Canada
3 min

Gay men need to face self-hate head on

Have a little pride and make positive choices

GET UP AND DO SOMETHING! "I hated myself because I believed what society said: that gays were worthless and a good life wasn't possible for me," says Michael DeCorte. With a little pride in himself, he turned things around. Credit: Mario Alberto Magallanes Trejo photo

Why are gay men sometimes so horrible, mean and stupid, to me, to everyone and to each other? It seems as though too many of us hate ourselves, really hate ourselves.

Despite all our progress, our gay marriage and Pride parades, too many of us still take self-destructive and foolish risks, too many act as if we think we are worthless pieces of shit.

One night, for example, I picked up a younger, sexy guy just as I was leaving a bar. In the cab, in the elevator and in my living room all he could talk about was getting some crack.

“Man,” he said, “crack makes me so horny all I want to do is get gang-banged by big cocks.”

I told him he was pretty much out of luck on all fronts. I don’t have a big cock or a gang, and I didn’t have any crack.

“I can’t have sex without crack and I want it so bad,” he said. “Can’t you please, please get some?”

The guy was practically having a breakdown. He was so desperate and pathetic I couldn’t help but feel sorry for him but there was nothing I could or would do. I gave him money for a cab and sent him on his way.

Peter Bochove, activist and coowner of Toronto bathhouse Spa Excess, says the root of the problem of poor self-worth is the messages young people get, particularly those who grow up in small towns.

“The big cities may be better but those small towns can be pretty awful for gay kids and it does a lot of damage to them when they are most vulnerable,” he says. “The result is poor self-esteem that manifests itself in all sorts of unpleasant ways ranging from risky to outright suicidal behaviour.
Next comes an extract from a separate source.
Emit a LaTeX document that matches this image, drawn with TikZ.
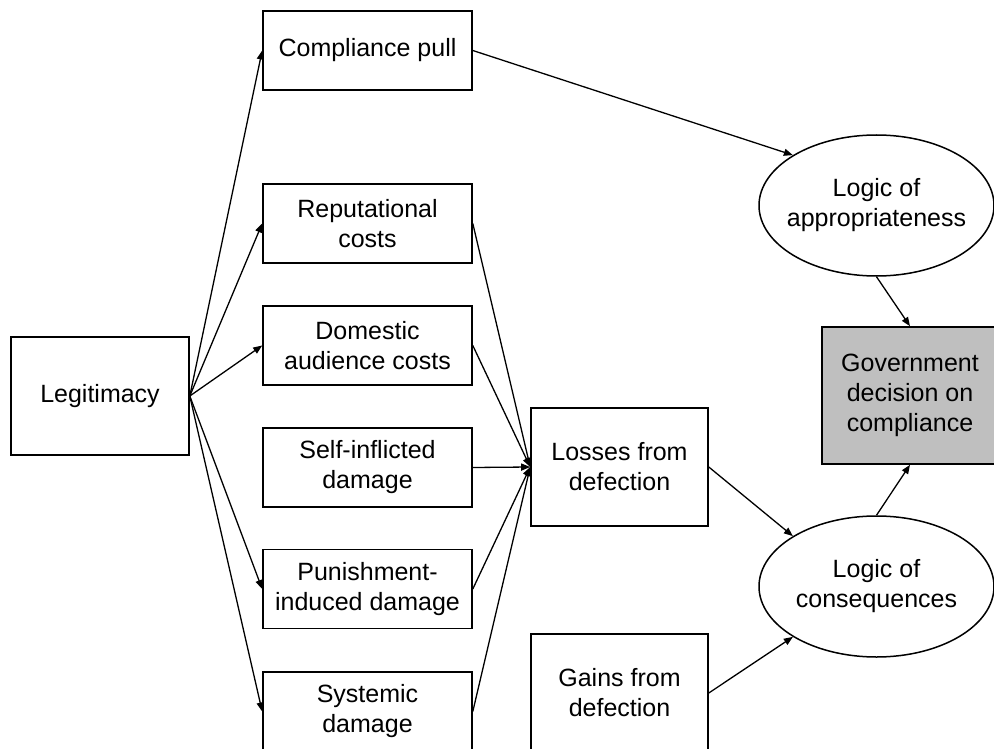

Some people take risks because they don’t care about themselves while others do things certain to ruin their lives because they loathe themselves.”

Bochove says he understands why gay men who are in pain abuse substances but that he doesn’t put up with it in his bathhouse.

“We may have compassion but what we don’t have is patience,” he says. “If we catch you doing drugs in our bathhouse we’ll throw your ass out on the street.”

Maybe social acceptance is key in the development of self-worth for gay men. But if that were true shouldn’t gay marriage have acted as a panacea?

“From my point of view gay marriage has actually made things worse in the short run,” says Bochove. “In all my years in the community I have never seen such a terrible outpouring of hatred against us as we saw during the gay marriage debate. This has to have had an effect on people.”

It is, of course, possible for self-loathing gay men to make self-affirming and positive choices.

Michael De Corte, for example, says he nearly self-destructed before he managed to turn his life around. He grew up in conservative northern Ontario. He was in high school when he came out to his parents. His worst fears were realized.

“My mother’s reaction after I told her I was gay was to tell me that she was afraid friends and family would stop visiting her because they would be scared to use the same toilet seats as me,” he says. “It was particularly devastating to me because I always thought of myself as a mama’s boy and here our relationship was being destroyed. It really hurt.”

De Corte says his self-esteem plummeted as his family and society taught him that gays are bad people.

“What made matters worse was that I lived in constant fear of having the shit kicked out of me at school for being gay,” he says. “It was hell.”

When he eventually landed in Toronto he brought his small-town ghosts and insecurities along with him.

“I turned to every addiction imaginable for comfort: cocaine, crack, pot, alcohol, cigarettes, food, you name it, I abused it,” he says.

He says he became a popular figure on the Toronto gay club circuit.

“I thought I was glamorous because I did drugs and partied all the time,” he says. “Everything I did said, ‘Look at me, I’m so cool.’ But what I was really highlighting for everyone to see was what a fucked-up mess I was.”

De Corte says he finally crashed one night after a crack binge in which he found himself on his hands and knees in the street begging a police officer to tell him how he got there.

“That was my physical rock-bottom,” he says. “I realized then that I thought of myself as a living piece of shit and I hated myself. I hated myself because I believed what society said: that gays were worthless and a good life wasn’t possible for me.”

De Corte says that’s when he made the choice to turn things around.

He quit drugs, booze and smoking. He lost some of the 250 pounds he’d packed onto his 5-foot 7-inch frame and he got healthy. Today, at 33, he is a certified fitness instructor and yoga teacher.

A little pride did the trick.

“Not only do I like myself now,” he says. “I’m fucking awesome. I’m a great guy and I’m hot to boot.”